→ **Goal**: Pick out all lines of the entries that include the word "this" and copy them.

→ **Stored data entries**:
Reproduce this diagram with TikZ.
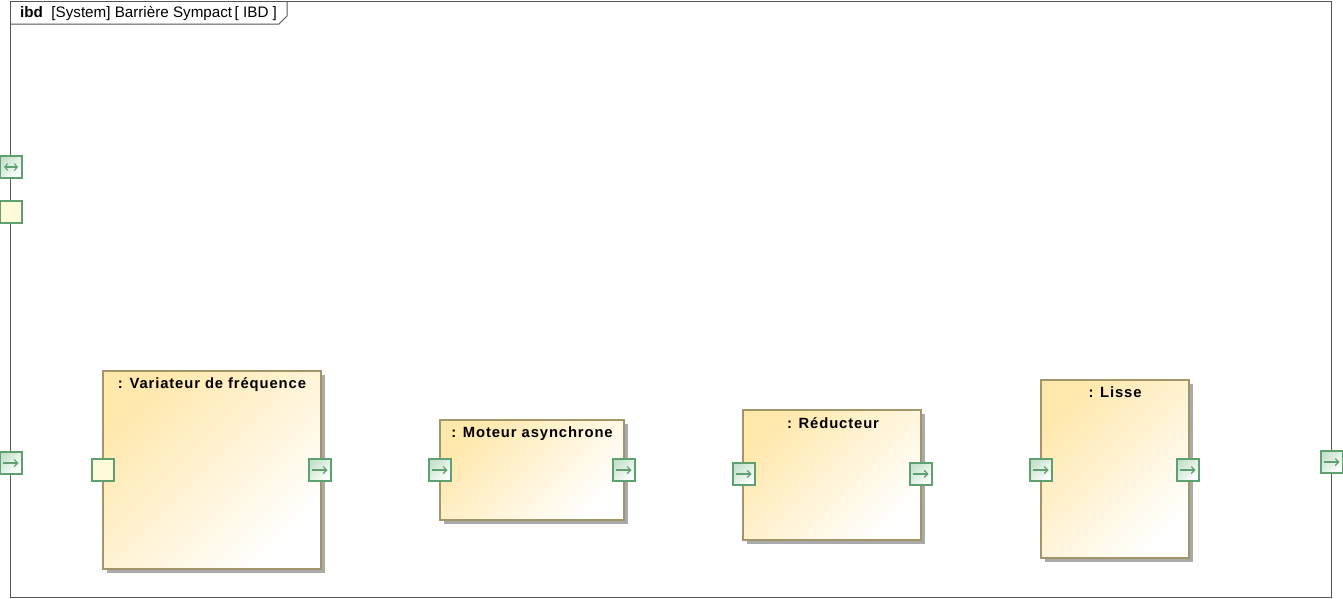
\documentclass[tikz,border=0pt]{standalone}
\usepackage{fontspec}
\setmainfont{Liberation Sans}
\newfontfamily\blockfont[LetterSpace=6]{Liberation Sans}
\usetikzlibrary{shadows,arrows.meta}
\definecolor{frameline}{HTML}{555555}
\definecolor{blockline}{HTML}{A3956A}
\definecolor{blocktop}{HTML}{FFE8AC}
\definecolor{portline}{HTML}{5FA070}
\definecolor{portfill}{HTML}{C6E2CC}
\definecolor{portyellow}{HTML}{FFFBD8}
\definecolor{shadowgray}{HTML}{AAAAAA}
\tikzset{
  blockbox/.style={draw=blockline, line width=1.2pt, top color=blocktop, bottom color=white,
    shading angle=45, inner sep=0pt,
    drop shadow={shadow xshift=4pt, shadow yshift=-4pt, fill=shadowgray, opacity=1}},
  blocklabel/.style={font=\blockfont\bfseries\fontsize{14.8}{16}\selectfont, anchor=north, inner sep=0pt},
  portbase/.style={draw=portline, line width=1.2pt, minimum width=22pt, minimum height=22pt, inner sep=0pt},
  portout/.style={portbase, top color=portfill, bottom color=white, shading angle=45,
    path picture={\draw[portline, line width=1.1pt, -{Straight Barb[length=3.5pt,width=7pt]}]
      ([xshift=3pt]path picture bounding box.west) -- ([xshift=-3.5pt]path picture bounding box.east);}},
  portboth/.style={portbase, top color=portfill, bottom color=white, shading angle=45,
    path picture={\draw[portline, line width=1.1pt, {Straight Barb[length=3pt,width=7pt]}-{Straight Barb[length=3pt,width=7pt]}]
      ([xshift=4pt]path picture bounding box.west) -- ([xshift=-4pt]path picture bounding box.east);}},
  portplain/.style={portbase, fill=portyellow},
}
\begin{document}
\begin{tikzpicture}[x=1pt,y=-1pt]
\useasboundingbox (0,0) rectangle (1343,598);
% frame
\draw[frameline, line width=1pt] (10,1) rectangle (1331,597);
\draw[frameline, line width=1pt] (10,24) -- (279,24) -- (287,16) -- (287,1);
\node[anchor=west, inner sep=0pt, font=\fontsize{15.2}{17}\selectfont] (title) at (20,13)
  {\textbf{ibd}\ \ [System] Barrière Sympact\,[ IBD ]};
% frame ports
\node[portboth] (fp1) at (11,167) {};
\node[portplain] (fp2) at (11,212) {};
\node[portout] (fp3) at (11,463) {};
\node[portout] (fp4) at (1332,462) {};
% blocks
\node[blockbox, minimum width=218pt, minimum height=198pt] (var) at (212,470) {};
\node[blocklabel] (varl) at (212,377) {: Variateur de fréquence};
\node[portplain] (varin) at (103,470) {};
\node[portout] (varout) at (320,470) {};

\node[blockbox, minimum width=184pt, minimum height=100pt] (mot) at (532,470) {};
\node[blocklabel] (motl) at (532,427) {: Moteur asynchrone};
\node[portout] (motin) at (440,470) {};
\node[portout] (motout) at (624,470) {};

\node[blockbox, minimum width=178pt, minimum height=130pt] (red) at (832,475) {};
\node[blocklabel] (redl) at (833,417) {: Réducteur};
\node[portout] (redin) at (744,474) {};
\node[portout] (redout) at (921,474) {};

\node[blockbox, minimum width=148pt, minimum height=178pt] (lis) at (1115,469) {};
\node[blocklabel] (lisl) at (1115,387) {: Lisse};
\node[portout] (lisin) at (1041,470) {};
\node[portout] (lisout) at (1188,470) {};
\end{tikzpicture}
\end{document}
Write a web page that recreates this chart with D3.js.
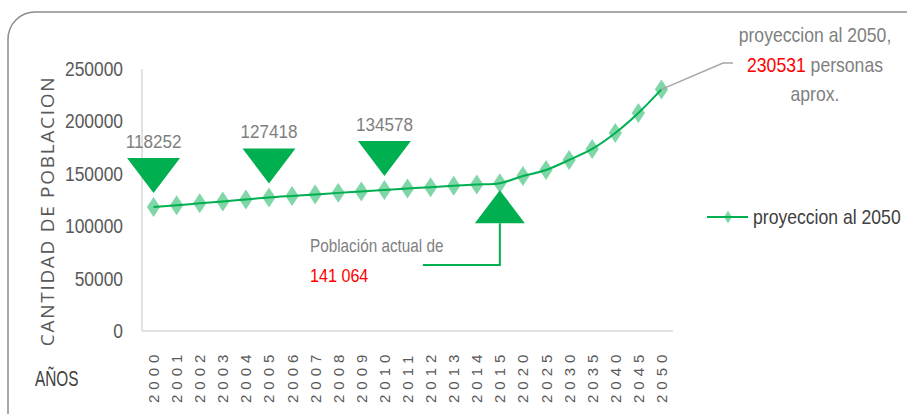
<!DOCTYPE html>
<html lang="es">
<head>
<meta charset="utf-8">
<title>Proyeccion de poblacion al 2050</title>
<script src="https://cdn.jsdelivr.net/npm/d3@7"></script>
<style>
  body { margin: 0; background: #fff; }
  text { font-family: "Liberation Sans", Arial, sans-serif; }
</style>
</head>
<body>
<script>
// data (intermediate years estimated)
var years = ["2000","2001","2002","2003","2004","2005","2006","2007","2008","2009","2010",
             "2011","2012","2013","2014","2015","2020","2025","2030","2035","2040","2045","2050"];
var poblacion = [118252,120000,121800,123600,125500,127418,128900,130300,131800,133200,134578,
                 135900,137200,138500,139800,141064,147900,153600,163200,173700,188900,208000,230531];
var yTicks = [0, 50000, 100000, 150000, 200000, 250000];
var markedDown = ["2000","2005","2010"];   // big down-triangles with value labels
var actualYear = "2015";
var seriesName = "proyeccion al 2050";

var W = 907, H = 414;
var green = "#00b050";

var svg = d3.select("body").append("svg")
    .attr("width", W).attr("height", H);

// narrow-ish text: no Calibri here, so squeeze Liberation Sans sideways
function label(px, py, str, size, fill, anchor, sx) {
  return svg.append("text")
     .attr("transform", "translate(" + px + "," + py + ") scale(" + (sx || 0.87) + ",1)")
     .attr("text-anchor", anchor || "start")
     .attr("font-size", size + "px")
     .attr("fill", fill)
     .text(str);
}

// outer rounded frame
svg.append("rect")
    .attr("x", 8).attr("y", 12)
    .attr("width", W + 20).attr("height", H + 20)
    .attr("rx", 27).attr("ry", 27)
    .attr("fill", "none").attr("stroke", "#8c8c8c").attr("stroke-width", 1.5);

var x = d3.scaleBand().domain(years).range([142, 673]);
var y = d3.scaleLinear().domain([0, 250000]).range([331, 69]);
var cx = function(d) { return x(d) + x.bandwidth() / 2; };

// axis lines
svg.append("line").attr("x1", 142).attr("x2", 142).attr("y1", 69).attr("y2", 331)
    .attr("stroke", "#d9d9d9").attr("stroke-width", 1.5);
svg.append("line").attr("x1", 142).attr("x2", 673).attr("y1", 331).attr("y2", 331)
    .attr("stroke", "#d9d9d9").attr("stroke-width", 1.5);

// y tick labels
yTicks.forEach(function(t) {
  label(123, y(t) + 7, t, 20, "#595959", "end", 0.87);
});

// x tick labels, rotated
svg.selectAll("text.xtick")
   .data(years)
   .enter()
   .append("text")
   .attr("class", "xtick")
   .attr("transform", function(d) { return "translate(" + (cx(d) + 5.5) + ",403) rotate(-90)"; })
   .attr("font-size", "15px")
   .attr("letter-spacing", "5px")
   .attr("fill", "#595959")
   .text(function(d) { return d; });

// axis titles
svg.append("text")
   .attr("transform", "translate(54,211) rotate(-90)")
   .attr("text-anchor", "middle")
   .attr("font-size", "19px")
   .attr("letter-spacing", "1.7px")
   .style("font-family", "'Open Sans', sans-serif")
   .attr("fill", "#595959")
   .text("CANTIDAD DE POBLACION");

label(35, 386, "AÑOS", 22, "#404040", "start", 0.7);

// line + markers
var lineGen = d3.line()
    .x(function(d, i) { return cx(years[i]); })
    .y(function(d) { return y(d); })
    .curve(d3.curveCatmullRom.alpha(0.5));

var diamond = d3.symbol().type(d3.symbolDiamond).size(115);

svg.selectAll("path.marker")
   .data(poblacion)
   .enter()
   .append("path")
   .attr("class", "marker")
   .attr("d", diamond)
   .attr("transform", function(d, i) { return "translate(" + cx(years[i]) + "," + y(d) + ") scale(1.15,1)"; })
   .attr("fill", green)
   .attr("fill-opacity", 0.5);

svg.append("path")
   .datum(poblacion)
   .attr("d", lineGen)
   .attr("fill", "none")
   .attr("stroke", green)
   .attr("stroke-width", 2);

// big down triangles with labels
var downTri = function(px, top) {
  return "M" + (px - 26.5) + "," + top + "L" + (px + 26.5) + "," + top + "L" + px + "," + (top + 35) + "Z";
};
markedDown.forEach(function(yr) {
  var v = poblacion[years.indexOf(yr)];
  var top = y(v) - 49;
  svg.append("path")
     .attr("d", downTri(cx(yr), top))
     .attr("fill", green);
  label(cx(yr), top - 10, v, 19, "#7f7f7f", "middle", 0.9);
});

// up triangle + callout for current population
var ax = cx(actualYear), av = poblacion[years.indexOf(actualYear)];
var apex = y(av) + 7;
svg.append("path")
   .attr("d", "M" + ax + "," + apex + "L" + (ax + 25) + "," + (apex + 33) + "L" + (ax - 25) + "," + (apex + 33) + "Z")
   .attr("fill", green);
svg.append("polyline")
   .attr("points", (ax - 77) + ",265 " + ax + ",265 " + ax + "," + (apex + 33))
   .attr("fill", "none")
   .attr("stroke", green)
   .attr("stroke-width", 2);
label(310, 252, "Población actual de", 18, "#7f7f7f", "start", 0.85);
label(310, 282, "141 064", 19, "#ff0000", "start", 0.85);

// 2050 callout
var lastYr = years[years.length - 1], lastV = poblacion[poblacion.length - 1];
svg.append("polyline")
   .attr("points", cx(lastYr) + "," + y(lastV) + " 723,63 733,63")
   .attr("fill", "none")
   .attr("stroke", "#a6a6a6")
   .attr("stroke-width", 1.5);
label(815, 42, "proyeccion al 2050,", 20, "#7f7f7f", "middle", 0.88);
var l2 = label(815, 72, "", 20, "#7f7f7f", "middle", 0.88);
l2.append("tspan").attr("fill", "#ff0000").text(lastV);
l2.append("tspan").text(" personas");
label(815, 101, "aprox.", 20, "#7f7f7f", "middle", 0.88);

// legend
svg.append("line").attr("x1", 707).attr("x2", 748).attr("y1", 217).attr("y2", 217)
   .attr("stroke", green).attr("stroke-width", 2);
svg.append("path")
   .attr("d", d3.symbol().type(d3.symbolDiamond).size(50))
   .attr("transform", "translate(728,217)")
   .attr("fill", green).attr("fill-opacity", 0.5);
label(753, 224, seriesName, 20, "#404040", "start", 0.88);
</script>
</body>
</html>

→ **Finished task**:
Reproduce this diagram with TikZ.
Write a web page that recreates this chart with D3.js.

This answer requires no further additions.